Indoor positioning technology isn't just used by the new generation of fast food robots. Studies have found that in Europe and North America, humans spend 90% of their time indoors, so when you're using location technology, why should the journey end just outside your building of choice?
Robin Hoffmann, Product Manager Indoor Location Services at HERE explains: "HERE offers indoor positioning, making indoor mapping an extension of its outdoor maps so that locations can be found indoors as well as outdoors for door-to-door routing. This means you can navigate right from your front door to the exact spot within the building of your destination — be it a parking space, a boutique in a mall, an airport check-in or a room in a hotel."
The tech isn't just for way-finding - it can also be used to help speed up the supply chain as it enables the fast and accurate locating of goods and assets.
Joseph Leigh, Head of Product Management at HERE, says: "Indoor mapping can also be used by businesses for enabling the fast, highly accurate location of assets indoors, such as forklifts and machines.
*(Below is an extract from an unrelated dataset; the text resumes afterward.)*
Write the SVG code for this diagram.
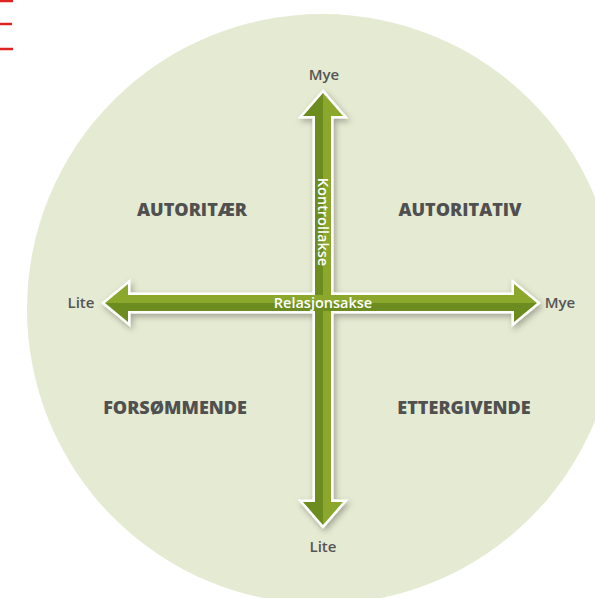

Indoor positioning can also be used to help locate shipping containers in a warehouse, to help alleviate and accelerate the supply chain and get goods moving more quickly around the world. We also offer geofencing, which triggers an alert if an object comes within a certain distance of another object, which means it can also be used for safety."
"Our technology is designed to assist, add efficiency for businesses and make life easier for staff." — Phil Zheng, Chief Operating Officer, Richtech Robotics
Phil adds that indoor mapping — and with it, robotics — will boom in the next couple of years in ways that we can only see as fantasy right now. But it's coming and sooner than the public realizes.
"Automation was a mega-trend even before the pandemic and has only been sped up by the fallout from COVID. By 2023, we'll see robots working in public spaces across the world," Phil says.
At the start of the pandemic, London's Heathrow Airport began using robots to disinfect areas that are deemed high risk for COVID such as handrails, security trays and elevator buttons to encourage consumers back to air travel.
And in December 2021, robots were put to work in Cincinnati/Northern Kentucky International Airport delivering food to customers who had ordered it via an app.
"It won't just be airports where we see robots," Phil adds. 'They'll also be used to assist elderly people in ways that a nurse might do now, with sending out prescription drugs, cleaning in shopping malls, and they'll even be serving drinks in bars, where customers will be able to order a drink via voice recognition. In the future, I think we can expect robots to deliver us our coffee, right to our homes, almost like a dumbwaiter that arrives at your front door."
While it might sound like something from a movie, it seems that this futuristic tech is about to knock right at our doors.
"Think about it — if flying cars became mainstream, then it'd be weird at first, but after two or three months, as with any invention, as a society, we'd get used to it. And it will be the same with robots," Phil says. As long as our coffee and food are hot and timely, we're here for it.